The Bloomington Symphony Orchestra will take concert goers on a virtual vacation.

Moving through Spain to central Asia, the concert is aimed to help temporarily take audience members away from the cold ?and snow.

Featuring a variety of internationally inspired and historical music, the BSO’s upcoming concert “Shades of Music” will take place at 7:30 p.m. Saturday in the Buskirk-Chumley Theater. This concert was originally rescheduled for a later date due to inclement weather last weekend.

Adam Bodony, the artistic director of the orchestra, said “Shades of Music” accumulates compositions from nationalistic composers that incorporated hints of other cultures into their music.

One example of this is Alexander Borodin’s “In the Steppes of Central Asia.” Bodony said the song was created to celebrate Alexander II’s expansion of the ?Russian empire.

So Borodin included two intermingling melodies into the musical score. There is a Russian melody, and there is an ?oriental melody.

Bodony described a specific scene he imagines when thinking of the song: there is a caravan crossing the steppes of central Asia. It’s accompanied by a Russian guard. As the two melodies pass back and forth, eventually combining into one, he said he envisions the communities uniting.

“We have this sense that this group is traveling, mingling together,” he said.

Donna Lafferty, executive director and trombonist in the orchestra, described the song as having an exotic atmosphere about it.

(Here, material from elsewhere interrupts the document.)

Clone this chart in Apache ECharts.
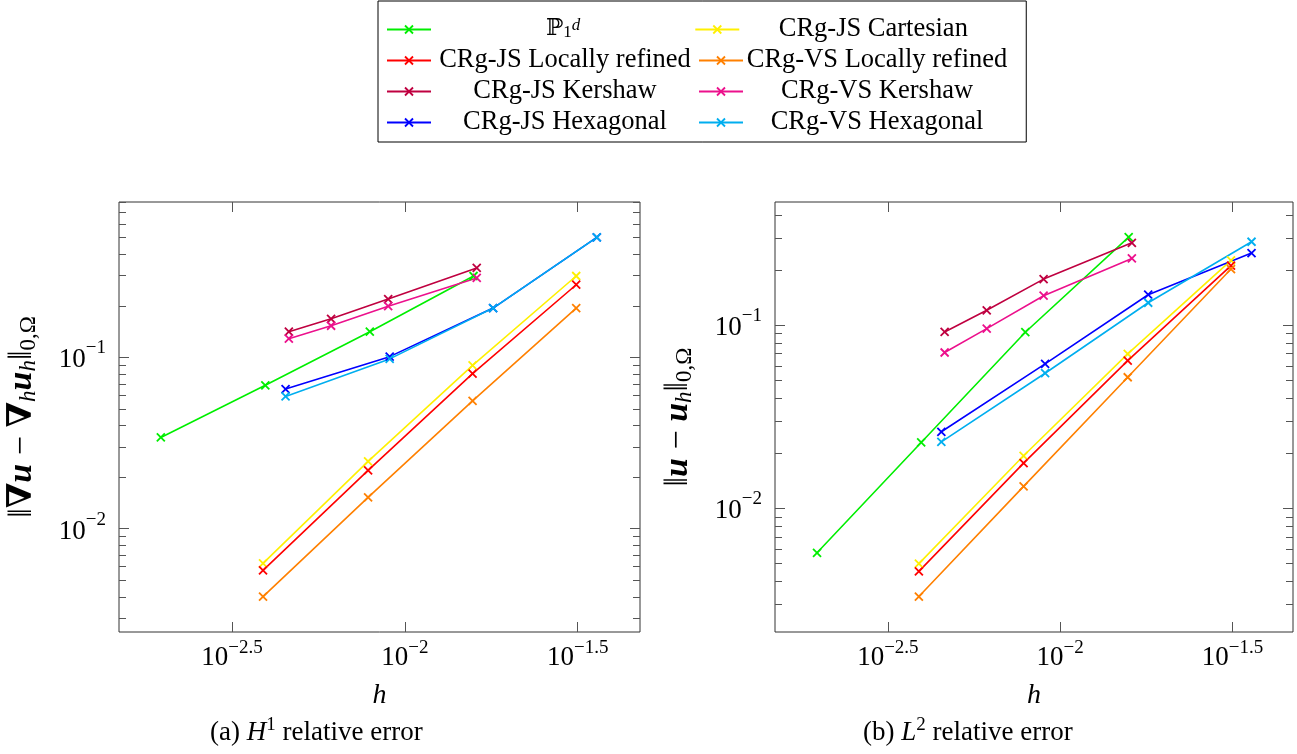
<!DOCTYPE html>
<html>
<head>
<meta charset="utf-8">
<script src="https://cdn.jsdelivr.net/npm/echarts@6/dist/echarts.min.js"></script>
<style>
html, body { margin: 0; padding: 0; background: #fff; }
#chart { width: 1297px; height: 754px; }
</style>
</head>
<body>
<div id="chart"></div>
<script>
// mesh sizes h of each mesh family
var h_p1 = [0.00197, 0.00395, 0.00792, 0.0158];
var h_cart = [0.00389, 0.00783, 0.0157, 0.0313];
var h_kersh = [0.00462, 0.00612, 0.00895, 0.01614];
var h_hexa = [0.00452, 0.00904, 0.0180, 0.0359];

// (a) H1 relative error
var h1_p1 = [0.0341, 0.0687, 0.1412, 0.2986];
var h1_js_cart = [0.00627, 0.0247, 0.0898, 0.2986];
var h1_js_loc = [0.00571, 0.02188, 0.0803, 0.2655];
var h1_vs_loc = [0.00401, 0.01524, 0.0558, 0.194];
var h1_js_kersh = [0.1412, 0.168, 0.219, 0.333];
var h1_vs_kersh = [0.1285, 0.153, 0.199, 0.291];
var h1_js_hexa = [0.0653, 0.101, 0.194, 0.502];
var h1_vs_hexa = [0.0592, 0.098, 0.194, 0.502];

// (b) L2 relative error
var l2_p1 = [0.00572, 0.0229, 0.0916, 0.3027];
var l2_js_cart = [0.00499, 0.01937, 0.0698, 0.226];
var l2_js_loc = [0.00453, 0.01766, 0.0641, 0.2114];
var l2_vs_loc = [0.0033, 0.01318, 0.052, 0.2028];
var l2_js_kersh = [0.0919, 0.1207, 0.1787, 0.2818];
var l2_vs_kersh = [0.0710, 0.0959, 0.145, 0.2317];
var l2_js_hexa = [0.0262, 0.0615, 0.1468, 0.2478];
var l2_vs_hexa = [0.0231, 0.0547, 0.1327, 0.2857];

var names = ["P1", "CRg-JS Cartesian", "CRg-JS Locally refined", "CRg-VS Locally refined",
  "CRg-JS Kershaw", "CRg-VS Kershaw", "CRg-JS Hexagonal", "CRg-VS Hexagonal"];
var colors = ["#00ee00", "#fff000", "#ff0000", "#ff8000", "#bf0040", "#ec108c", "#0000ff", "#00aeef"];
var meshes = [h_p1, h_cart, h_cart, h_cart, h_kersh, h_kersh, h_hexa, h_hexa];
var errs = [
  [h1_p1, h1_js_cart, h1_js_loc, h1_vs_loc, h1_js_kersh, h1_vs_kersh, h1_js_hexa, h1_vs_hexa],
  [l2_p1, l2_js_cart, l2_js_loc, l2_vs_loc, l2_js_kersh, l2_vs_kersh, l2_js_hexa, l2_vs_hexa]
];

var x_major = [-2.5, -2, -1.5];
var y_major = [-3, -2, -1, 0];

var FONT = "Liberation Serif, DejaVu Serif, serif";
var cross = "path://M0,0L10,10M0,10L10,0";

// minor ticks of a log axis: log10(k * 10^n), k = 2..9
var y_minor = [];
for (var n = -3; n <= 0; n++) {
  for (var k = 2; k <= 9; k++) y_minor.push(Math.log10(k) + n);
}

function powLabel(v) {
  var s = String(v).replace("-", "\u2212");
  return "{b|10}{s|" + s + "}";
}

var powRich = {
  b: { fontFamily: FONT, fontSize: 27, lineHeight: 27, color: "#000" },
  s: { fontFamily: FONT, fontSize: 19, lineHeight: 19, padding: [0, 0, 18, 0], color: "#000" }
};
var powRichY = {
  b: { fontFamily: FONT, fontSize: 27, lineHeight: 27, padding: [6, 0, 0, 0], color: "#000" },
  s: { fontFamily: FONT, fontSize: 19, lineHeight: 19, padding: [0, 0, 18, 0], color: "#000" }
};

var nameRich = {
  n: { fontFamily: FONT, fontSize: 34, color: "#000" },
  b: { fontFamily: FONT, fontSize: 34, fontWeight: "bold", color: "#000" },
  bi: { fontFamily: FONT, fontSize: 34, fontWeight: "bold", fontStyle: "italic", color: "#000" },
  sub: { fontFamily: FONT, fontSize: 23, fontStyle: "italic", padding: [13, 0, 0, 0], color: "#000" },
  subr: { fontFamily: FONT, fontSize: 23, padding: [13, 0, 0, 0], color: "#000" }
};

var grids = [
  { left: 119, top: 202, width: 521, height: 430, show: true, borderColor: "#333", borderWidth: 1 },
  { left: 775, top: 202, width: 518, height: 430, show: true, borderColor: "#333", borderWidth: 1 }
];
var xRange = [[-2.8265, -1.320], [-2.8275, -1.3246]];
var yRange = [[-2.603, -0.093], [-2.675, -0.327]];
var yNames = [
  "{n|\u2016}{b|\u2207}{bi|u}{n| \u2212 }{b|\u2207}{sub|h}{bi|u}{sub|h}{n|\u2016}{subr|0,\u03a9}",
  "{n|\u2016}{bi|u}{n| \u2212 }{bi|u}{sub|h}{n|\u2016}{subr|0,\u03a9}"
];

var tickStyle = { color: "#555", width: 1 };
var xAxes = [], yAxes = [];
for (var g = 0; g < 2; g++) {
  xAxes.push({
    gridIndex: g, type: "value", position: "bottom",
    min: xRange[g][0], max: xRange[g][1],
    axisLine: { show: false }, splitLine: { show: false },
    axisTick: { inside: true, length: 10, customValues: x_major, lineStyle: tickStyle },
    axisLabel: { customValues: x_major, margin: 12, formatter: powLabel, rich: powRich },
    name: "{i|h}", nameLocation: "middle", nameGap: 50,
    nameTextStyle: { rich: { i: { fontFamily: FONT, fontSize: 28, fontStyle: "italic", color: "#000" } } }
  });
  xAxes.push({
    gridIndex: g, type: "value", position: "top",
    min: xRange[g][0], max: xRange[g][1],
    axisLine: { show: false }, splitLine: { show: false },
    axisTick: { inside: true, length: 10, customValues: x_major, lineStyle: tickStyle },
    axisLabel: { show: false }
  });
  ["left", "right"].forEach(function (pos) {
    yAxes.push({
      gridIndex: g, type: "value", position: pos,
      min: yRange[g][0], max: yRange[g][1],
      axisLine: { show: false }, splitLine: { show: false },
      axisTick: { inside: true, length: 10, customValues: y_major, lineStyle: tickStyle },
      axisLabel: pos === "left"
        ? { customValues: y_major, margin: 13, formatter: powLabel, rich: powRichY }
        : { show: false },
      name: pos === "left" ? yNames[g] : "",
      nameLocation: "middle", nameRotate: 90, nameGap: 79,
      nameTextStyle: { rich: nameRich }
    });
    yAxes.push({
      gridIndex: g, type: "value", position: pos,
      min: yRange[g][0], max: yRange[g][1],
      axisLine: { show: false }, splitLine: { show: false },
      axisTick: { inside: true, length: 7, customValues: y_minor, lineStyle: tickStyle },
      axisLabel: { show: false }
    });
  });
}

var series = [];
for (var g = 0; g < 2; g++) {
  for (var i = 0; i < names.length; i++) {
    var hs = meshes[i], es = errs[g][i];
    series.push({
      name: names[i], type: "line",
      xAxisIndex: g * 2, yAxisIndex: g * 4,
      data: hs.map(function (h, j) { return [Math.log10(h), Math.log10(es[j])]; }),
      symbol: cross, symbolSize: 8,
      lineStyle: { color: colors[i], width: 1.6 },
      itemStyle: { color: colors[i], borderColor: colors[i], borderWidth: 1.8 },
      animation: false
    });
  }
}

var TW = 258;
var legendRich = {
  t: { fontFamily: FONT, fontSize: 26.5, lineHeight: 24, width: TW, align: "center", color: "#000" },
  pad: { fontSize: 10, lineHeight: 24, width: 110, align: "center" },
  p: { fontFamily: "DejaVu Serif, " + FONT, fontSize: 23, lineHeight: 24, align: "center", color: "#000" },
  lo: { fontFamily: FONT, fontSize: 17, lineHeight: 14, align: "center", verticalAlign: "bottom", color: "#000" },
  hi: { fontFamily: FONT, fontSize: 17, lineHeight: 14, fontStyle: "italic", align: "center", verticalAlign: "top", color: "#000" }
};

var chart = echarts.init(document.getElementById("chart"));
var option = {
  backgroundColor: "#fff",
  animation: false,
  title: [
    { text: "(a) {i|H}{s|1} relative error", left: 210, top: 716, padding: 0,
      textStyle: { fontFamily: FONT, fontSize: 27, fontWeight: "normal", color: "#000",
        rich: { i: { fontFamily: FONT, fontSize: 27, fontStyle: "italic", color: "#000" },
                s: { fontFamily: FONT, fontSize: 19, padding: [0, 0, 14, 0], color: "#000" } } } },
    { text: "(b) {i|L}{s|2} relative error", left: 863, top: 716, padding: 0,
      textStyle: { fontFamily: FONT, fontSize: 27, fontWeight: "normal", color: "#000",
        rich: { i: { fontFamily: FONT, fontSize: 27, fontStyle: "italic", color: "#000" },
                s: { fontFamily: FONT, fontSize: 19, padding: [0, 0, 14, 0], color: "#000" } } } }
  ],
  legend: {
    data: names, left: 378, top: 1, width: 690,
    orient: "horizontal", itemWidth: 44, itemHeight: 10, itemGap: 4,
    padding: [15, 19, 6, 8],
    borderColor: "#000", borderWidth: 1,
    itemStyle: { borderWidth: 1.8 },
    formatter: function (name) {
      if (name === "P1") return "{pad|}{p|\u2119}{lo|1}{hi|d}{pad|}";
      return "{t|" + name + "}";
    },
    textStyle: { rich: legendRich }
  },
  grid: grids,
  xAxis: xAxes,
  yAxis: yAxes,
  series: series
};
chart.setOption(option);
</script>
</body>
</html>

“It absolutely transports you,” she said.

Other songs in the concert will be “España” by Emmanuel Chabrier, “Adagio for Strings” by Samuel Barber, “Masquerade Suite” by Aram Khachaturian and “Slavonic Dance No. 1” by Antonín Dvorák.

The concert’s set list is made to take listeners up and down emotionally. While Lafferty said the last song, “Slavonic Dance No. 1,” is uplifting, she also said “Adagio for Strings” has been called the “saddest piece of music ever written.”

Regardless of emotion, Lafferty said she prefers to play songs with strong melodies, even if she is not the one that’s performing them. As a trombonist, she acknowledges that she rarely gets the melody of a song. However, she said she does not mind.

If people focus on only the individual of an orchestra, Lafferty added, it’s not possible to pull together in the music.

Lafferty said she likes soulful music. There has to be parts that build, that swell in volume until there is this accumulation of sound.

“It gets me most when everybody pulls together,” she said. “You don’t get this massive wall of sound (with a solo).”

This atmosphere is made in part because the BSO is a community orchestra. People come together simply to play music.

Lafferty described one moment that happened during a rehearsal.

“There was one rehearsal where we had a violin and flute do a duet,” she said. “Everybody in the orchestra was motionless watching this.”

In the moment, she said she could only think one thing.

“Oh my God,” she said. “This is what it’s all about.”

Lafferty said she wants people to not only listen, but to also feel. Her hope is that people leave the concert thinking, “Holy cow, that was amazing.”